The meetings took place in an intentionally freewheeling form, with no agenda, giving everyone a chance to be themselves in the best sense. The context itself was a reminder of the event’s unusual, pivotal character.

And there was more than enough to talk about. Preserving literature’s heritage, what a new literature might be…analysis of poetry translations…comparing cultures and destinies of peoples…the meaning of humans in nature and nature in humans…the prospects for intellectual freedom framed by formal requirements… And all sorts of problems of creativity. At times it seemed the surging waves of such topics could no longer fit the modest space and all would soon crushingly collapse. But just as the intricate fugue of voices reached its culmination, simplicity would suddenly return  to the score, and some lone voice would make a fresh announcement of the Theme.

To some it might have seemed, as it also can in reading the magazine, that the chief editor prefers not to set conditions for  events as they  unfold. And yet certain moments dispelled such illusions. Twenty years of “Blues” history support the correctness of the priorities declared for the publication at its founding. Today we can all confirm that none of the materials first printed two decades ago in the magazine shows even the slightest signs of aging, and neither does the intensity of our meetings — which always contain “what stays alive because of being born alive. It’s the living grain of life that stays alive forever.”

What is the result of the Petersburg transformations, which bring an energy circuit full circle to the point where it began? The result is a unified “School of Anonymity” (see AB №19): a living repository of knowledge pertaining to ethical anonymity — not precluding personality, but also not confining it. The co-drafters of the “rational code of mutual transformation. Mutual communication” (see also №19) have always been entirely concrete people, making their unique and immeasurable contribution to an ineluctable whole.

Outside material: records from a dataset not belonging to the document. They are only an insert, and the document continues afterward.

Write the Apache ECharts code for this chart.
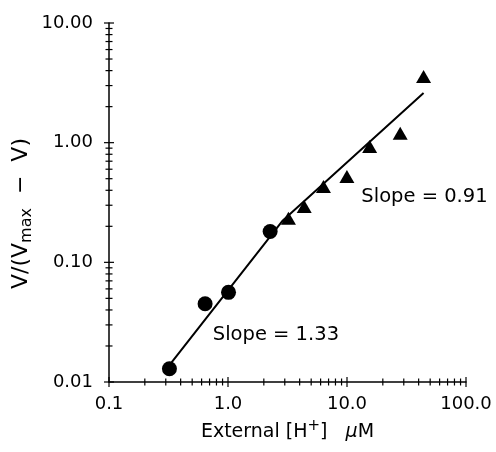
<!DOCTYPE html>
<html><head><meta charset="utf-8">
<script src="https://cdn.jsdelivr.net/npm/echarts@6/dist/echarts.min.js"></script>
<style>html,body{margin:0;padding:0;background:#fff}#c{width:496px;height:452px}</style>
</head><body><div id="c"></div>
<script>
// ---- data ----
const circleX = [0.322, 0.642, 1.01, 2.26];
const circleY = [0.0129, 0.0451, 0.0561, 0.181];
const triangleX = [3.22, 4.37, 6.34, 9.98, 15.5, 28.0, 44.0];
const triangleY = [0.234, 0.293, 0.431, 0.522, 0.93, 1.20, 3.57];
const fitX = [0.316, 2.89, 44.0];
const fitY = [0.0135, 0.224, 2.60];
const xTickLabels = ['0.1', '1.0', '10.0', '100.0'];
const yTickLabels = ['0.01', '0.10', '1.00', '10.00'];
const xMajor = [0.1, 1, 10, 100];
const yMajor = [0.01, 0.1, 1, 10];
const minorMultipliers = [2, 3, 4, 5, 6, 7, 8, 9];
const annotText = ['Slope = 1.33', 'Slope = 0.91'];
const annotX = [0.745, 13.2];
const annotY = [0.0248, 0.355];

// ---- build option ----
const FONT = 'DejaVu Sans';
const INK = '#000';
const xMin = xMajor[0], yMin = yMajor[0];
const xTicks = [], yTicks = [];
xMajor.forEach(v => xTicks.push([v, yMin, 1]));
xMajor.slice(0, -1).forEach(d => minorMultipliers.forEach(m => xTicks.push([m * d, yMin, 0])));
yMajor.forEach(v => yTicks.push([xMin, v, 1]));
yMajor.slice(0, -1).forEach(d => minorMultipliers.forEach(m => yTicks.push([xMin, m * d, 0])));

function tickRender(vertical) {
  return function (params, api) {
    const p = api.coord([api.value(0), api.value(1)]);
    const half = api.value(2) ? 5 : 3.5;
    const shape = vertical
      ? { x1: p[0], y1: p[1] - half, x2: p[0], y2: p[1] + half }
      : { x1: p[0] - half, y1: p[1], x2: p[0] + half, y2: p[1] };
    return { type: 'line', shape: shape, style: { stroke: INK, lineWidth: 1.2 } };
  };
}

const chart = echarts.init(document.getElementById('c'), null, { renderer: 'canvas' });
chart.setOption({
  backgroundColor: '#fff',
  animation: false,
  grid: { left: 109, right: 30, top: 23, bottom: 70, outerBoundsMode: 'none' },
  xAxis: {
    type: 'log', logBase: 10, min: xMajor[0], max: xMajor[xMajor.length - 1],
    axisLine: { lineStyle: { color: INK, width: 1.5 } },
    axisTick: { show: false }, splitLine: { show: false },
    axisLabel: {
      margin: 13, fontSize: 18, fontFamily: FONT, color: INK,
      formatter: v => xTickLabels[Math.round(Math.log10(v)) + 1]
    },
    name: '{n|External [H}{sup|+}{n|]   }{mu|μ}{n|M}',
    nameLocation: 'middle', nameGap: 37, nameMoveOverlap: false,
    nameTextStyle: {
      fontSize: 19, fontFamily: FONT, color: INK,
      rich: {
        n: { fontSize: 19, fontFamily: FONT, color: INK },
        sup: { fontSize: 15, fontFamily: FONT, color: INK, padding: [0, 0, 12, 0] },
        mu: { fontSize: 19, fontFamily: FONT, color: INK, fontStyle: 'italic' }
      }
    }
  },
  yAxis: {
    type: 'log', logBase: 10, min: yMajor[0], max: yMajor[yMajor.length - 1],
    axisLine: { lineStyle: { color: INK, width: 1.5 } },
    axisTick: { show: false }, splitLine: { show: false },
    axisLabel: {
      margin: 16, fontSize: 18, fontFamily: FONT, color: INK,
      formatter: v => yTickLabels[Math.round(Math.log10(v)) + 2]
    },
    name: '{n|V/(V}{s|max}{n|  −  V)}',
    nameLocation: 'middle', nameGap: 74, nameMoveOverlap: false,
    nameTextStyle: {
      fontSize: 22, fontFamily: FONT, color: INK, padding: [0, 22, 0, 0],
      rich: {
        n: { fontSize: 22, fontFamily: FONT, color: INK },
        s: { fontSize: 16, fontFamily: FONT, color: INK, padding: [11, 0, 0, 0] }
      }
    }
  },
  series: [
    { type: 'custom', data: xTicks, renderItem: tickRender(true), clip: false, silent: true, z: 5 },
    { type: 'custom', data: yTicks, renderItem: tickRender(false), clip: false, silent: true, z: 5 },
    {
      type: 'line', data: fitX.map((x, i) => [x, fitY[i]]), showSymbol: false,
      lineStyle: { color: INK, width: 2 }, z: 3
    },
    {
      type: 'scatter', data: circleX.map((x, i) => [x, circleY[i]]),
      symbol: 'circle', symbolSize: 15, itemStyle: { color: INK, opacity: 1 }, z: 4
    },
    {
      type: 'scatter', data: triangleX.map((x, i) => [x, triangleY[i]]),
      symbol: 'triangle', symbolSize: [15, 13], itemStyle: { color: INK, opacity: 1 }, z: 4
    },
    {
      type: 'scatter', data: annotX.map((x, i) => [x, annotY[i], annotText[i]]),
      symbolSize: 0, silent: true, itemStyle: { opacity: 1 },
      label: {
        show: true, position: 'right', distance: 0, formatter: p => p.value[2],
        fontSize: 19.5, fontFamily: FONT, color: INK
      }
    }
  ]
});
</script>
</body></html>
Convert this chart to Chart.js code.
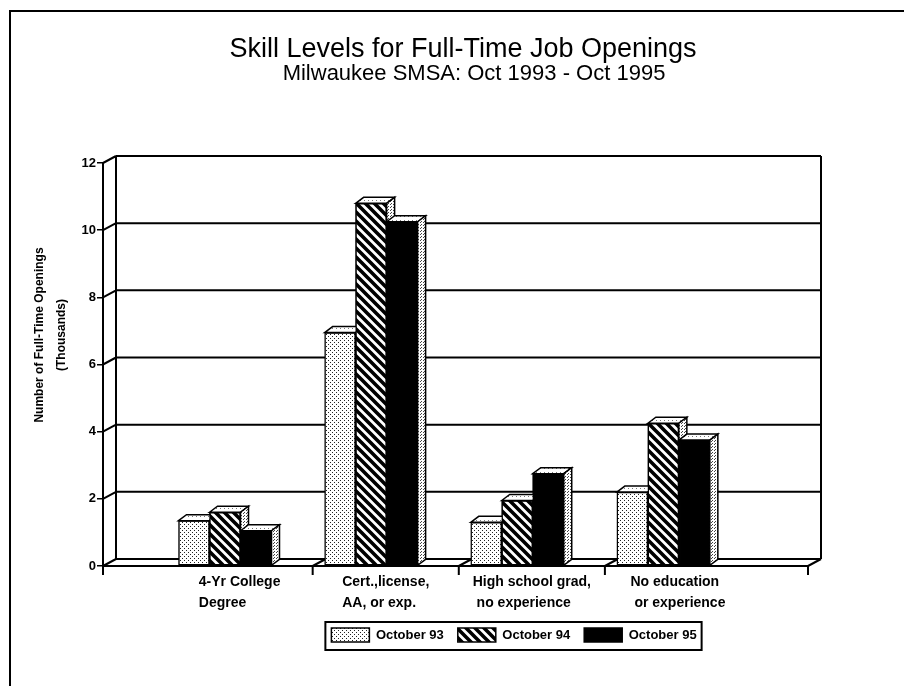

Of course, much undone business still awaits its turn. Two weeks hardly allow enough time for epoch-making accomplishments. But one of the acts seen through to completion was the repainting of the inner front door. White (according to N. V. Serov) is the color of the contemplated past. (A technical remark: American oil-based paint bears no comparison with its Russian counterpart’s quality as upheld to date.) The very first coat of whiteness lent the object a new, profound, beautiful Meaning. The door hadn’t undergone any such procedure in ages. During the days of meetings, many hands left prints on it, overlaying former traces. Some may have touched their own fingerprints, left here before the sixteen-year blockade. Some people’s contact might have taken place nowhere else but on the faces of this door… But this is now contemplated past. Whitened. And the work of substantive hands of concrete, thinking people, coming here on business, starts anew, to see new meaning gained.

May this meaning give all things a true standard — including that white door, bound to bear more traces of age and infinity. From the one door’s whiteness to the road inscribed on the other. Then back again. From meaning to meaning. Over and over. Here: namely this path may be called Apraksin Blues. That the name denotes not only a society of ideas and ideals, but also an alliance of actual physical coordinates, is an occasion for deep gratitude — today and throughout the unfolding future.

Comments

  1. Robbie M. Tiffany says

    Thank you, James, for providing your creative overview of the magazine’s history and the celebration revealing ongoing commitment to the values of the publication and its contributors. I’ll look forward to reading more of your English translations and will continue cheering the articles you and the other staff members contribute in the Russian language.